Nowadays I witness many more cases of Oestrogen deficiency among my patients. Young ladies with irregular or absent periods and fertility issues often revealed to be Oestrogen declined prematurely. 

Age-specific reference values for serum Oestradiol levels:

Age Oestradiol levels (pg/mL)
20 400
25 350
30 300
35 200
40 150
45 100
50 50
60 40 or less
75 20 or less

Testosterone

Although testosterone is called the male hormone, its role is just as important to women’s health as oestrogen and progesterone. Actually women make 10 times more testosterone than they do the main oestrogen – estradiol. It is an important anabolic and sexual hormone for women and the female testosterone deficiency can cause premature ageing with various physical and mental signs of regression.  

 

What accelerates the natural age-related decline in female hormone production long before menopause? 

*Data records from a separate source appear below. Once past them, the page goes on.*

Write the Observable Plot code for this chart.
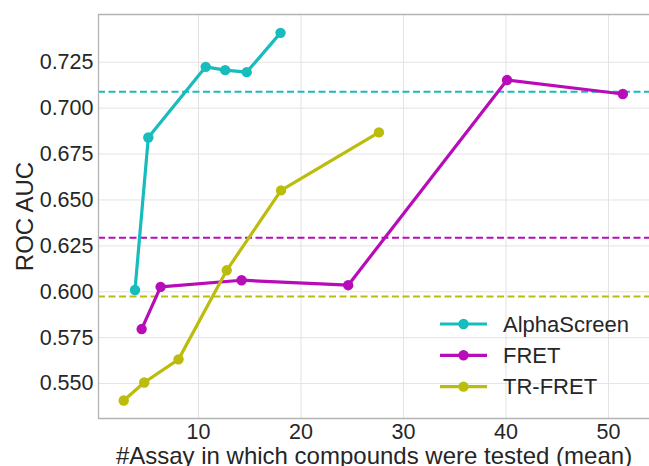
<!DOCTYPE html>
<html>
<head>
<meta charset="utf-8">
<script src="https://cdn.jsdelivr.net/npm/d3@7"></script>
<script src="https://cdn.jsdelivr.net/npm/@observablehq/plot@0.6"></script>
<style>
  html, body { margin: 0; padding: 0; background: #fff; }
  #chart svg { display: block; }
</style>
</head>
<body>
<div id="chart"></div>
<script>
// ---- Data ----
const seriesNames = ["AlphaScreen", "FRET", "TR-FRET"];
const seriesColors = ["#17bcbc", "#b80cb8", "#bcbc0c"];

const alphaX = [3.8, 5.1, 10.7, 12.6, 14.7, 18.0];
const alphaY = [0.601, 0.684, 0.7225, 0.7207, 0.7196, 0.7410];

const fretX = [4.45, 6.3, 14.2, 24.6, 40.1, 51.4];
const fretY = [0.5797, 0.6027, 0.6063, 0.6036, 0.7153, 0.7077];

const trfretX = [2.7, 4.7, 8.05, 12.75, 18.05, 27.6];
const trfretY = [0.5408, 0.5506, 0.5632, 0.6117, 0.6552, 0.6868];

const baselineY = [0.7089, 0.6294, 0.5975]; // AlphaScreen, FRET, TR-FRET

const yTicks = [0.550, 0.575, 0.600, 0.625, 0.650, 0.675, 0.700, 0.725];
const xTicks = [10, 20, 30, 40, 50];

const xLabel = "#Assay in which compounds were tested (mean)";
const yLabel = "ROC AUC";

// ---- Build tables ----
const xs = [alphaX, fretX, trfretX];
const ys = [alphaY, fretY, trfretY];
const points = [];
seriesNames.forEach((name, i) => {
  xs[i].forEach((x, j) => points.push({series: name, x, y: ys[i][j]}));
});
const baselines = seriesNames.map((name, i) => ({series: name, y: baselineY[i]}));

const font = "'Liberation Sans', Arial, Helvetica, sans-serif";
const textColor = "#262626";

const chart = Plot.plot({
  width: 649,
  height: 466,
  marginLeft: 98,
  marginRight: 0,
  marginTop: 14,
  marginBottom: 48,
  style: {fontFamily: font, fontSize: "21px", color: textColor, background: "#fff", overflow: "visible"},
  x: {domain: [0.24, 54.0], ticks: xTicks, tickFormat: d => String(d), label: null},
  y: {domain: [0.531, 0.751], ticks: yTicks, tickFormat: d3.format(".3f"), label: null},
  color: {domain: seriesNames, range: seriesColors},
  marks: [
    Plot.gridX(xTicks, {stroke: "#e3e3e3", strokeOpacity: 1, strokeWidth: 1}),
    Plot.gridY(yTicks, {stroke: "#e3e3e3", strokeOpacity: 1, strokeWidth: 1}),
    Plot.axisX({ticks: xTicks, tickSize: 0, tickPadding: 5, fontSize: 21.5, label: null, tickFormat: d => String(d)}),
    Plot.axisY({ticks: yTicks, tickSize: 0, tickPadding: 5, fontSize: 21.5, label: null, tickFormat: d3.format(".3f")}),
    Plot.ruleY(baselines, {y: "y", stroke: "series", strokeWidth: 2, strokeDasharray: "7,3.5"}),
    Plot.line(points, {x: "x", y: "y", z: "series", stroke: "series", strokeWidth: 3.2, strokeLinejoin: "round"}),
    Plot.dot(points, {x: "x", y: "y", fill: "series", r: 5.2, stroke: "none"}),
    Plot.ruleX([0.24], {stroke: "#b3b3b3", strokeWidth: 1.3}),
    Plot.ruleY([0.531, 0.751], {stroke: "#b3b3b3", strokeWidth: 1.3}),
    Plot.text([xLabel], {frameAnchor: "bottom", dy: 38, text: d => d, fontSize: 24, lineAnchor: "middle", textAnchor: "middle", fill: textColor}),
    Plot.text([yLabel], {frameAnchor: "left", dx: -73, rotate: -90, text: d => d, fontSize: 24, lineAnchor: "middle", textAnchor: "middle", fill: textColor})
  ]
});

// ---- Legend (inside plot, lower right) ----
const svg = d3.select(chart);
const leg = svg.append("g").attr("font-family", font).attr("font-size", 22).attr("fill", textColor).attr("text-anchor", "start");
seriesNames.forEach((name, i) => {
  const cy = 324 + i * 31.3;
  const g = leg.append("g").attr("transform", `translate(0,${cy})`);
  g.append("line").attr("x1", 440).attr("x2", 487).attr("y1", 0).attr("y2", 0)
    .attr("stroke", seriesColors[i]).attr("stroke-width", 3.2);
  g.append("circle").attr("cx", 463.5).attr("cy", 0).attr("r", 5.2).attr("fill", seriesColors[i]);
  g.append("text").attr("x", 503).attr("y", 0).attr("dy", "0.35em").attr("text-anchor", "start").text(name);
});

document.getElementById("chart").appendChild(chart);
</script>
</body>
</html>
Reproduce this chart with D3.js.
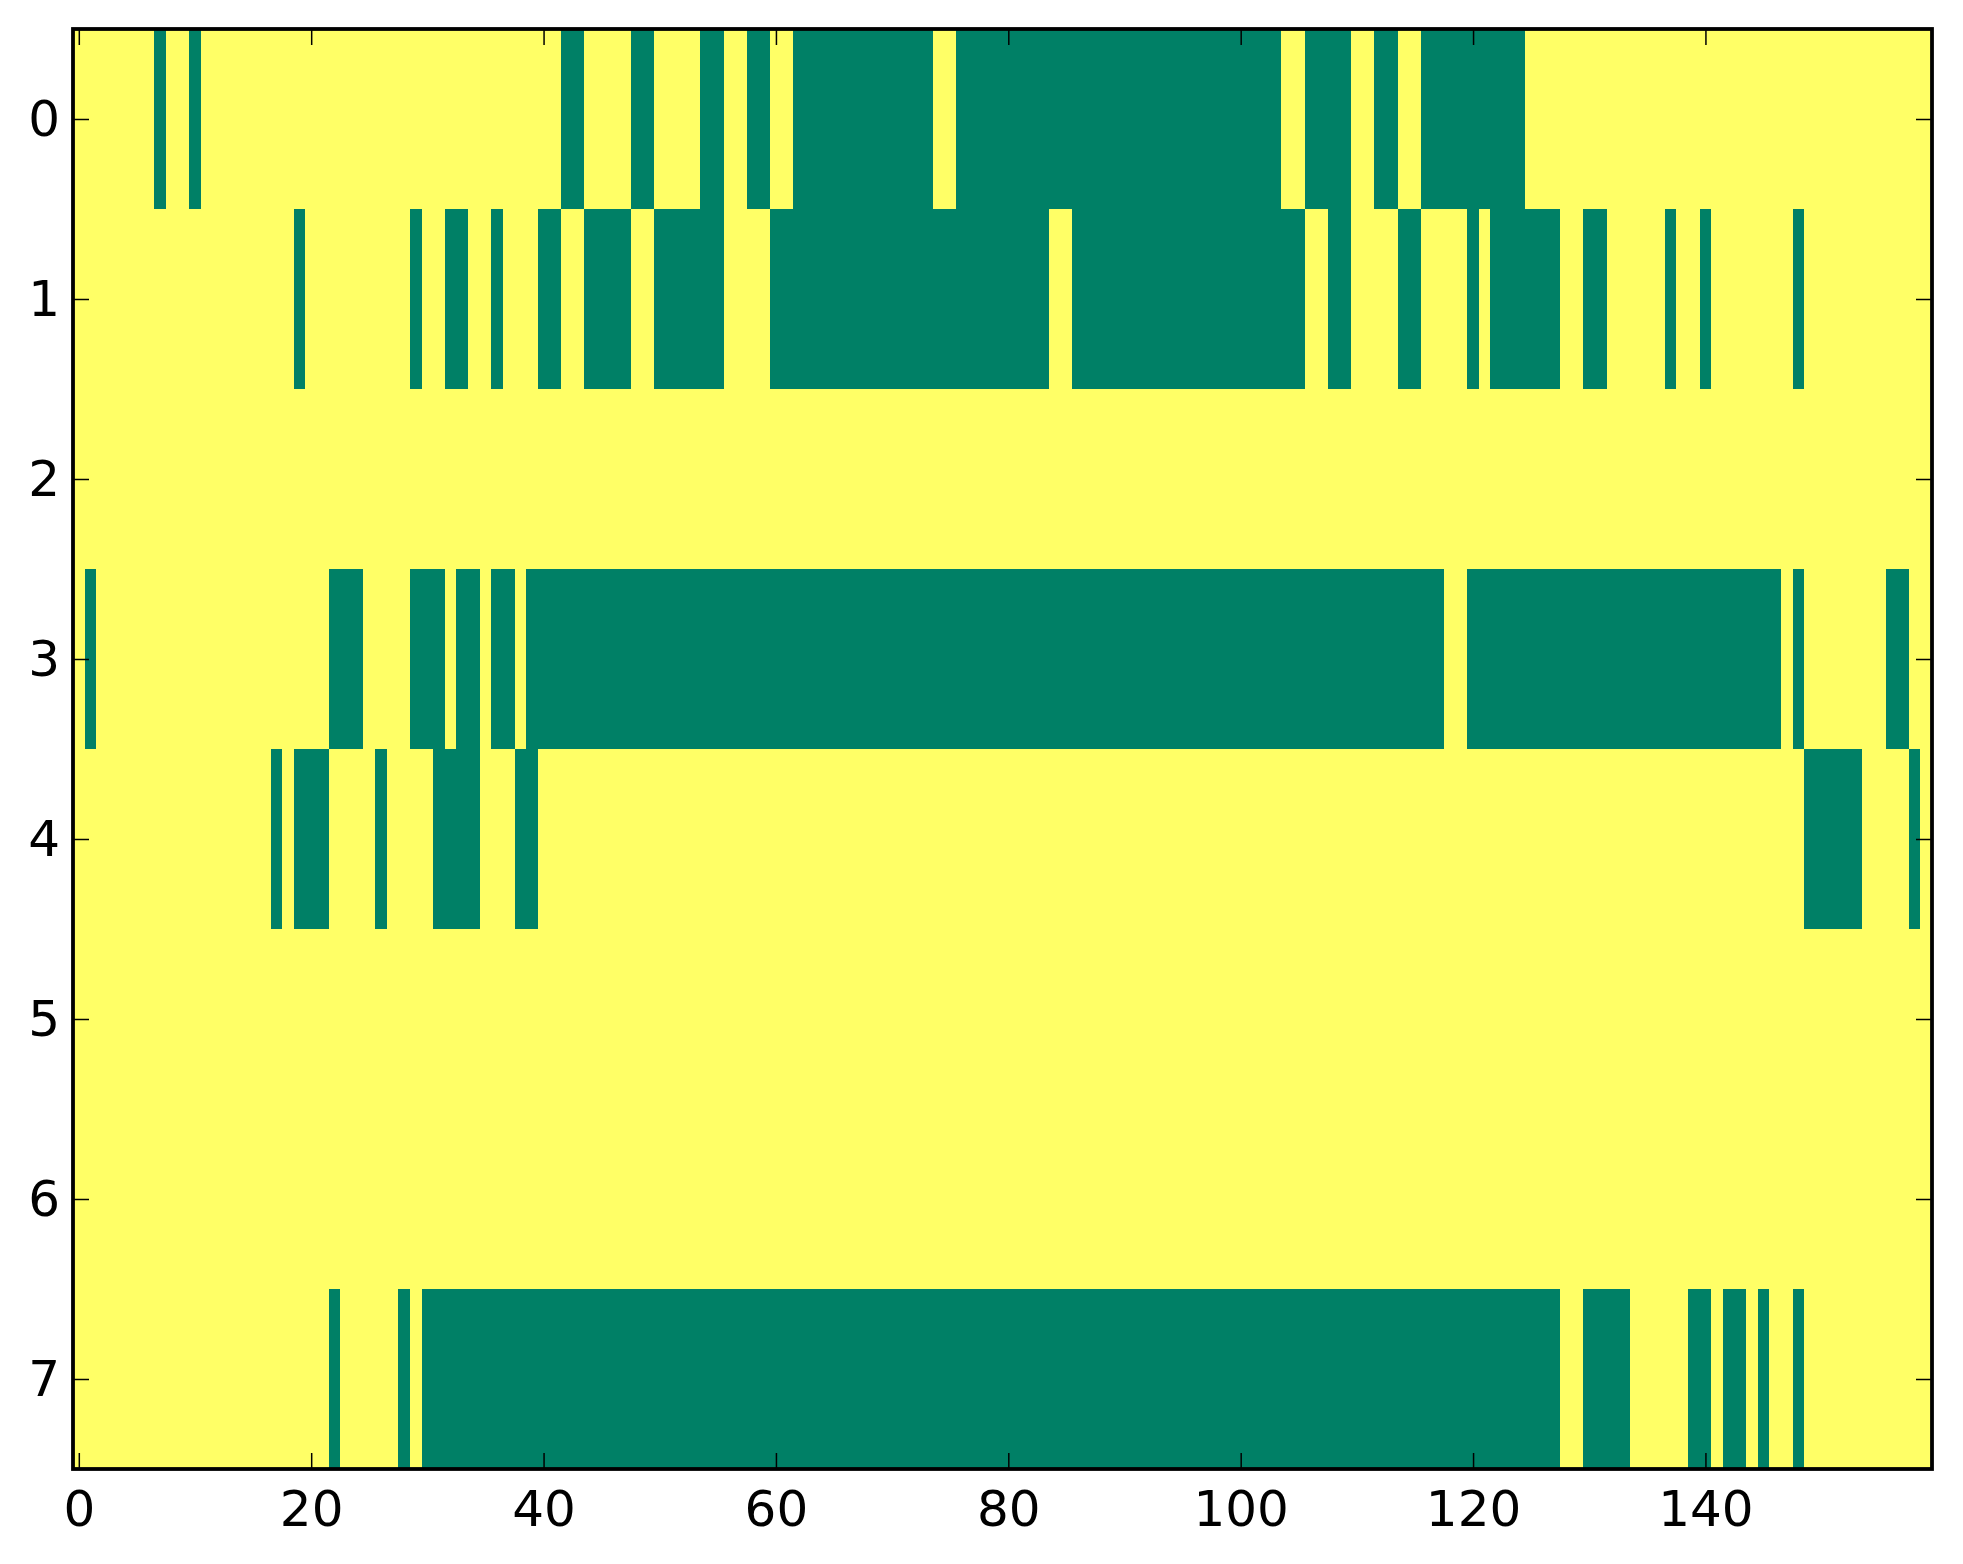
<!DOCTYPE html>
<html>
<head>
<meta charset="utf-8">
<script src="https://cdn.jsdelivr.net/npm/d3@7"></script>
<style>
  body { margin: 0; background: #ffffff; }
  text { font-family: "DejaVu Sans", sans-serif; }
</style>
</head>
<body>
<svg id="graph1"></svg>
<script>
// green stretches (value 0) per row, as [first column, last column]; everything else is 1 (yellow)
var row0 = [[7,7],[10,10],[42,43],[48,49],[54,55],[58,59],[62,73],[76,103],[106,109],[112,113],[116,124]]
var row1 = [[19,19],[29,29],[32,33],[36,36],[40,41],[44,47],[50,55],[60,83],[86,105],[108,109],[114,115],[120,120],[122,127],[130,131],[137,137],[140,140],[148,148]]
var row2 = []
var row3 = [[1,1],[22,24],[29,31],[33,34],[36,37],[39,117],[120,146],[148,148],[156,157]]
var row4 = [[17,17],[19,21],[26,26],[31,34],[38,39],[149,153],[158,158]]
var row5 = []
var row6 = []
var row7 = [[22,22],[28,28],[30,127],[130,133],[139,140],[142,143],[145,145],[148,148]]

var rowRuns = [row0,row1,row2,row3,row4,row5,row6,row7]
var nCols = 160
var xTicks = [0,20,40,60,80,100,120,140]
var yTicks = [0,1,2,3,4,5,6,7]

var initGraph = function()
{
    var screen = {width: 1963, height: 1564}
    var box = {left: 73, right: 1932, top: 29, bottom: 1469}

    var svg = d3.select("#graph1")
        .attr("width", screen.width)
        .attr("height", screen.height)

    // one cell per (row, column)
    var cells = []
    rowRuns.forEach(function(runs, r)
    {
        for (var c = 0; c < nCols; c++)
        {
            var green = runs.some(function(run){ return c >= run[0] && c <= run[1] })
            cells.push({row: r, col: c, value: green ? 0 : 1})
        }
    })

    var xBand = d3.scaleBand().domain(d3.range(nCols)).range([box.left, box.right])
    var yBand = d3.scaleBand().domain(d3.range(rowRuns.length)).range([box.top, box.bottom])
    var xScale = d3.scaleLinear().domain([-0.5, nCols - 0.5]).range([box.left, box.right])
    var yScale = d3.scaleLinear().domain([-0.5, rowRuns.length - 0.5]).range([box.top, box.bottom])

    var color = d3.scaleOrdinal().domain([0,1]).range(["#008066","#ffff66"])

    svg.append("g")
        .selectAll("rect")
        .data(cells)
        .enter()
        .append("rect")
        .attr("x", function(d){ return xBand(d.col) })
        .attr("y", function(d){ return yBand(d.row) })
        .attr("width", xBand.bandwidth() + 0.4)
        .attr("height", yBand.bandwidth() + 0.4)
        .attr("fill", function(d){ return color(d.value) })
        .attr("shape-rendering", "crispEdges")

    drawAxes(svg, box, xScale, yScale)
}

var drawAxes = function(svg, box, xScale, yScale)
{
    var tick = 16

    var bottom = svg.append("g")
        .attr("transform", "translate(0," + box.bottom + ")")
        .call(d3.axisBottom(xScale).tickValues(xTicks).tickSizeInner(-tick).tickSizeOuter(0).tickPadding(21))
    var top = svg.append("g")
        .attr("transform", "translate(0," + box.top + ")")
        .call(d3.axisTop(xScale).tickValues(xTicks).tickSizeInner(-tick).tickSizeOuter(0).tickFormat(""))
    var left = svg.append("g")
        .attr("transform", "translate(" + box.left + ",0)")
        .call(d3.axisLeft(yScale).tickValues(yTicks).tickSizeInner(-tick).tickSizeOuter(0).tickPadding(13))
    var right = svg.append("g")
        .attr("transform", "translate(" + box.right + ",0)")
        .call(d3.axisRight(yScale).tickValues(yTicks).tickSizeInner(-tick).tickSizeOuter(0).tickFormat(""))

    ;[bottom, top, left, right].forEach(function(a)
    {
        a.select(".domain").remove()
        a.selectAll(".tick line").attr("stroke", "#000").attr("stroke-width", 1.5)
        a.selectAll(".tick text")
            .attr("fill", "#000")
            .style("font-size", "50px")
            .style("font-family", "'DejaVu Sans', sans-serif")
    })

    svg.append("rect")
        .attr("x", box.left)
        .attr("y", box.top)
        .attr("width", box.right - box.left)
        .attr("height", box.bottom - box.top)
        .attr("fill", "none")
        .attr("stroke", "#000")
        .attr("stroke-width", 3.8)
}

initGraph()
</script>
</body>
</html>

  • The use of the birth control pill will always have consequences as it suppresses the hypothalamus -pituitary – ovary axis. The true nature and impact of birth control pills and many synthetic hormones is very concerning. These pseudo-hormones attach to hormone receptor but they do not exert intracellular effects like real hormones do and benefit women. The natural cycle and hormone production are dampened in those who are on birth control pills long term with ensuing numerous side effects such as insulin resistance, blood clotting and depletion of vital nutrients. Nowadays the concept of post birth control syndrome is recognized. 
  • Pregnancy often takes such a toll that many women, after giving birth, never recover the level of hormone they produced prior to pregnancy and they age prematurely.
  • Women who have a history of induced abortion or uterine tubal ligation also have reduced production of female hormones.
  • Men who engage in intensive sports deplete testosterone and sperm production whilst those women who engage in intensive sports frequently miss ovulation and produce less oestrogen and progesterone. This is often seen in athletes and in those who exercise intensively to lose weight on low-calorie diets. This Hypothalamic Anovulation (HA) is often confused with Polycystic Ovarian Syndrome (PCOS).
  • Poor quality and quantity of sleep is often the hallmark of hormone deficiency and accelerates further hormone depletion and ageing. It also increases insulin resistance, all-cause mortality and halts brain regeneration.
  • Obesity and metabolic disorder affect HPO axis and ovulation and steroidal hormone production.
  • Toiletries and personal care products contain endocrine disruptors which mimic the hormones in the body and disrupt natural hormone function. These chemicals with various environmental toxins are found in the breast milk and umbilical cord, affecting epigenetics of the offspring with long term consequences.
  • Stress eats up the hormone. In turn, the state of the hormone depletion causes a pathological stress response. It is a vicious cycle.
  • Malnutrition and processed food consumption do not facilitate reproduction. High-calorie malnutrition is rampant in industrialized society.
  • The Low-fat campaign has caused a disastrous effect on general health. Low-fat, low-cholesterol diet, still recommended by official guidelines, is based on flawed science.
  • Low-protein and low-fat intakes, low-calorie diets can cause anovulation and oestrogen deficiency in women and testosterone deficiency in men.
  • Avoiding nutrient-dense animal food that leads to a deprivation of quality protein, good fat, vitamins and minerals, therefore, decreases hormone production. Sex hormones are made from cholesterol. Cholesterol is very relevant in the maintenance of male and female fertility. Animal proteins and fats are the keys to countering a deficiency in any of the sex or adrenal hormones, which include oestrogen, progesterone, testosterone, DHEA, aldosterone, pregnenolone, and cortisol. For hormone/immune/nervous system restoration, Dr.Ryu recommends low-carb, Paleo diet as a basic dietary template.
  • A high carbohydrate diet with grains and starches dysregulates blood sugar and causes insulin surges which put sex hormones out of balance.  A high sugar, high carb diet promotes yeast and fungal bacteria proliferation in the gut and wreaks havoc with the hormone and immune systems.
  • Consuming a large amount of fibre, especially from cereal grain, can decrease hormone levels.